Durhane Wong-Rieger is the president and CEO of the Canadian Organization of Rare Disorders (CORD).

CORD is a non-profit organization that represents over 100 patient organizations in educating Canadian policy makers on the value of Canada developing a Rare Disease Strategy to help the patients as well as researchers thrive in this country.

Unfortunately, many policy makers do not see the need to create a rare disease strategy in Canada and as Wong-Rieger explains, Canada is “the orphan of the orphans.”

Wong-Rieger said, “because we’re right above the US, we benefit a lot from what the United States is doing in terms of research and development. So, a lot of clinical trials that take place in the U.S., patients from Canada can actually be involved in them ( if aware of them or if our clinicians are aware). And a lot of the research and development that takes place in the U.S. actually does have a spillover effect in terms of being able to support some sites in Canada.”

That ease of letting the U.S. take care of the work means that Canada is missing out on early patient access, research funding, and biotech investments.

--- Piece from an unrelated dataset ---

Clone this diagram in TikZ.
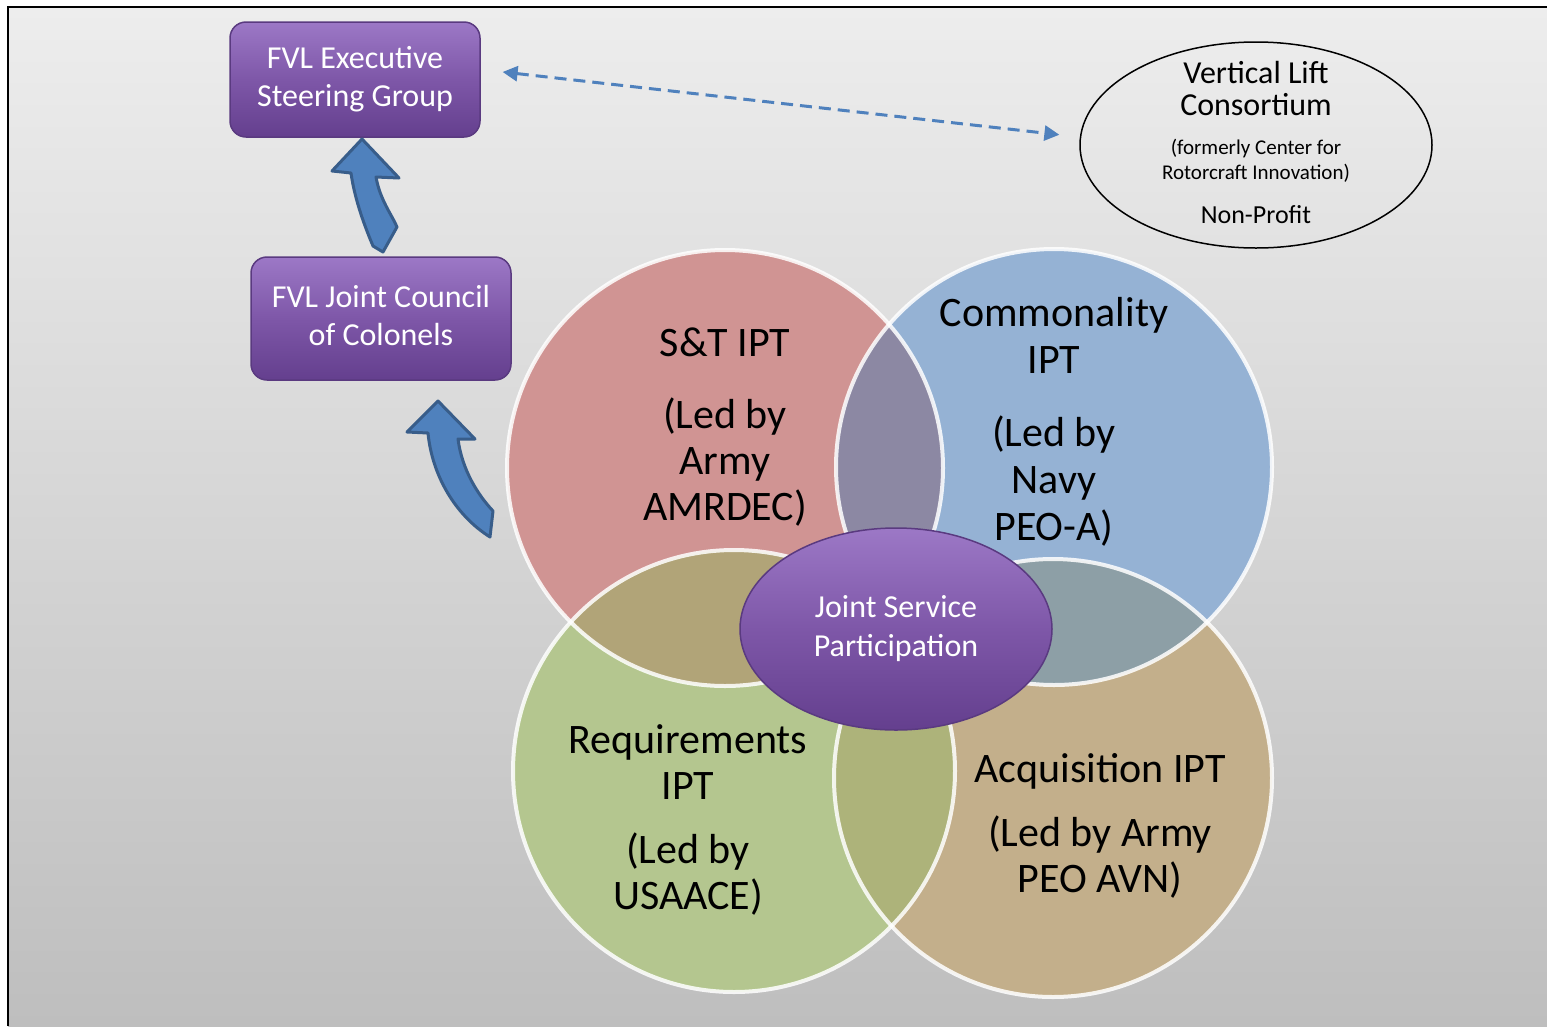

Wong-Rieger said, “Canada has never had orphan drug legislation and we would approach our governments to say why don’t we and their answer, sort of, is we don’t have to do that the U.S. is doing it and we think this is a tragedy because it limits the kind of research that takes place in Canada. That also means we have no investing in terms of research and development for rare diseases. It also means that rare diseases has a lesser profile in Canada than it might if you actually had huge investments in it.”